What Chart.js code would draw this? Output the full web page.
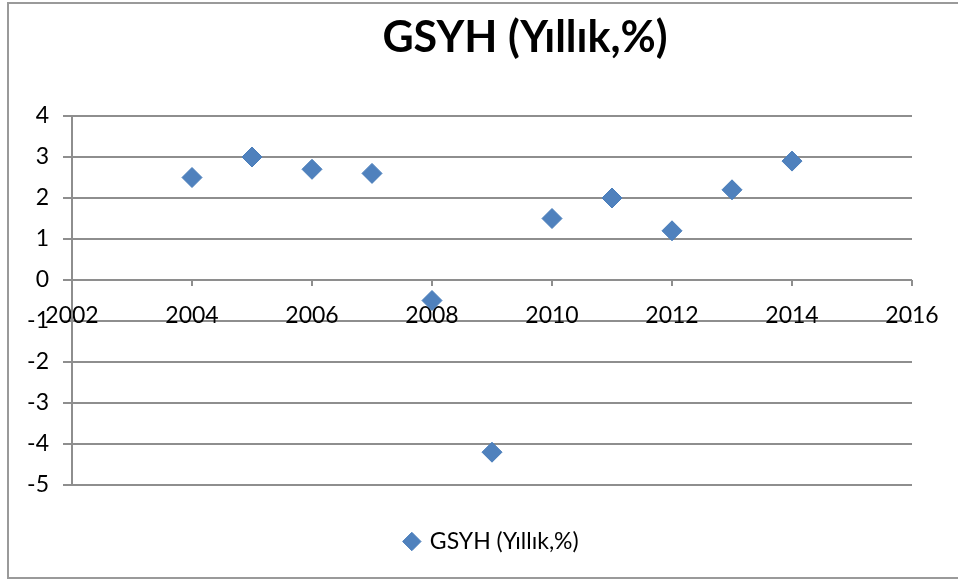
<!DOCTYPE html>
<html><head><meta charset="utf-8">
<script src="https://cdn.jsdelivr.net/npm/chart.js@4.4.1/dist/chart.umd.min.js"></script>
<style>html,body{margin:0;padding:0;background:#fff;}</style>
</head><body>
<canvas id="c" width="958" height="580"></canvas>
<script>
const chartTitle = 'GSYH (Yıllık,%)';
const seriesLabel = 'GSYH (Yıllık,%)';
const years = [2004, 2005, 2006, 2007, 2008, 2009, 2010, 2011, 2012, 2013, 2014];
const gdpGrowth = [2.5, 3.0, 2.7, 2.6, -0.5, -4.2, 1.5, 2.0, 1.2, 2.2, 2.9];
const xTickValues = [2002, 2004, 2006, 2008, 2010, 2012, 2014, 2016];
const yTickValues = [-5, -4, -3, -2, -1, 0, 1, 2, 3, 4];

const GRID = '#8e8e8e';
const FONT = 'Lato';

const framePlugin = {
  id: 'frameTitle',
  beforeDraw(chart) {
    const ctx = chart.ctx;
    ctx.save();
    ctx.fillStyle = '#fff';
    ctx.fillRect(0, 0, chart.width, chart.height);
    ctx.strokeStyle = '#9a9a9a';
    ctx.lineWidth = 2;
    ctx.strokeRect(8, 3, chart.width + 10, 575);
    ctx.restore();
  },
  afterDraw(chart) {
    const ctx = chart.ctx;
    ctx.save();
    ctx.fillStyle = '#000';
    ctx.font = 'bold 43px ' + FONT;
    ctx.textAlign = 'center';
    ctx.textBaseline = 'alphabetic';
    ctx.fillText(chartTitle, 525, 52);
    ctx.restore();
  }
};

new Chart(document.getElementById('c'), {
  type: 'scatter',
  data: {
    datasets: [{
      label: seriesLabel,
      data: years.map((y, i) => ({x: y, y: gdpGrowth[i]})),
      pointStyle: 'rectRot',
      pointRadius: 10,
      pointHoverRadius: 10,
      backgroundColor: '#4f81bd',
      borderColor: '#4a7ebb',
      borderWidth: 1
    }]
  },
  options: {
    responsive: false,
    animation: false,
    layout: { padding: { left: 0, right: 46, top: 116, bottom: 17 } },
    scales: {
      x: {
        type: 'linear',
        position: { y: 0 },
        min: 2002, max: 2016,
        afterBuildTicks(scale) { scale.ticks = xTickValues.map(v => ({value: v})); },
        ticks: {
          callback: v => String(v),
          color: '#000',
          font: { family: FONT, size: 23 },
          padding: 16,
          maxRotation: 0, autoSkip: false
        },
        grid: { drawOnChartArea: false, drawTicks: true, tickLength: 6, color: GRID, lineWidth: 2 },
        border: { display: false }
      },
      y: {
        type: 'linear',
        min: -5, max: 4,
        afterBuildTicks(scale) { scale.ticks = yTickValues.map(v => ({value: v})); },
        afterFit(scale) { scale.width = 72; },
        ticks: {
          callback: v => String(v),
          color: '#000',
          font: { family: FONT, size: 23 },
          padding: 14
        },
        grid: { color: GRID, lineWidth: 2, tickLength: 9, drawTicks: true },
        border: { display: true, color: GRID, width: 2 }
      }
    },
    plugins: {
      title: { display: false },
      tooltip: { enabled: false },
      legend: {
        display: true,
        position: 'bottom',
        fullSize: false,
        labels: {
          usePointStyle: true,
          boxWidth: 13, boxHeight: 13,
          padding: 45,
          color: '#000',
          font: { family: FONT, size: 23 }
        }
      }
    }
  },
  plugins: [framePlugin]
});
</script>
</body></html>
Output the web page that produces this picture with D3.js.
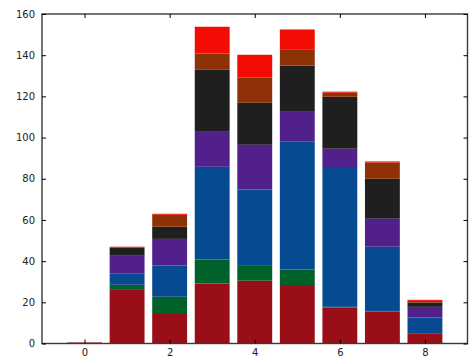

· · · · · · ·

### [Set problem]
Write out all the entries exactly, except for the pictures.

### [Expected answer]
What Chart.js code would draw this? Output the full web page.
<!DOCTYPE html>
<html><head><meta charset="utf-8">
<script src="https://cdn.jsdelivr.net/npm/chart.js@4.4.1/dist/chart.umd.min.js"></script>
<style>html,body{margin:0;padding:0;background:#fff;}</style>
</head><body>
<canvas id="c" width="958" height="580"></canvas>
<script>
const chartTitle = 'GSYH (Yıllık,%)';
const seriesLabel = 'GSYH (Yıllık,%)';
const years = [2004, 2005, 2006, 2007, 2008, 2009, 2010, 2011, 2012, 2013, 2014];
const gdpGrowth = [2.5, 3.0, 2.7, 2.6, -0.5, -4.2, 1.5, 2.0, 1.2, 2.2, 2.9];
const xTickValues = [2002, 2004, 2006, 2008, 2010, 2012, 2014, 2016];
const yTickValues = [-5, -4, -3, -2, -1, 0, 1, 2, 3, 4];

const GRID = '#8e8e8e';
const FONT = 'Lato';

const framePlugin = {
  id: 'frameTitle',
  beforeDraw(chart) {
    const ctx = chart.ctx;
    ctx.save();
    ctx.fillStyle = '#fff';
    ctx.fillRect(0, 0, chart.width, chart.height);
    ctx.strokeStyle = '#9a9a9a';
    ctx.lineWidth = 2;
    ctx.strokeRect(8, 3, chart.width + 10, 575);
    ctx.restore();
  },
  afterDraw(chart) {
    const ctx = chart.ctx;
    ctx.save();
    ctx.fillStyle = '#000';
    ctx.font = 'bold 43px ' + FONT;
    ctx.textAlign = 'center';
    ctx.textBaseline = 'alphabetic';
    ctx.fillText(chartTitle, 525, 52);
    ctx.restore();
  }
};

new Chart(document.getElementById('c'), {
  type: 'scatter',
  data: {
    datasets: [{
      label: seriesLabel,
      data: years.map((y, i) => ({x: y, y: gdpGrowth[i]})),
      pointStyle: 'rectRot',
      pointRadius: 10,
      pointHoverRadius: 10,
      backgroundColor: '#4f81bd',
      borderColor: '#4a7ebb',
      borderWidth: 1
    }]
  },
  options: {
    responsive: false,
    animation: false,
    layout: { padding: { left: 0, right: 46, top: 116, bottom: 17 } },
    scales: {
      x: {
        type: 'linear',
        position: { y: 0 },
        min: 2002, max: 2016,
        afterBuildTicks(scale) { scale.ticks = xTickValues.map(v => ({value: v})); },
        ticks: {
          callback: v => String(v),
          color: '#000',
          font: { family: FONT, size: 23 },
          padding: 16,
          maxRotation: 0, autoSkip: false
        },
        grid: { drawOnChartArea: false, drawTicks: true, tickLength: 6, color: GRID, lineWidth: 2 },
        border: { display: false }
      },
      y: {
        type: 'linear',
        min: -5, max: 4,
        afterBuildTicks(scale) { scale.ticks = yTickValues.map(v => ({value: v})); },
        afterFit(scale) { scale.width = 72; },
        ticks: {
          callback: v => String(v),
          color: '#000',
          font: { family: FONT, size: 23 },
          padding: 14
        },
        grid: { color: GRID, lineWidth: 2, tickLength: 9, drawTicks: true },
        border: { display: true, color: GRID, width: 2 }
      }
    },
    plugins: {
      title: { display: false },
      tooltip: { enabled: false },
      legend: {
        display: true,
        position: 'bottom',
        fullSize: false,
        labels: {
          usePointStyle: true,
          boxWidth: 13, boxHeight: 13,
          padding: 45,
          color: '#000',
          font: { family: FONT, size: 23 }
        }
      }
    }
  },
  plugins: [framePlugin]
});
</script>
</body></html>
Output the web page that produces this picture with D3.js.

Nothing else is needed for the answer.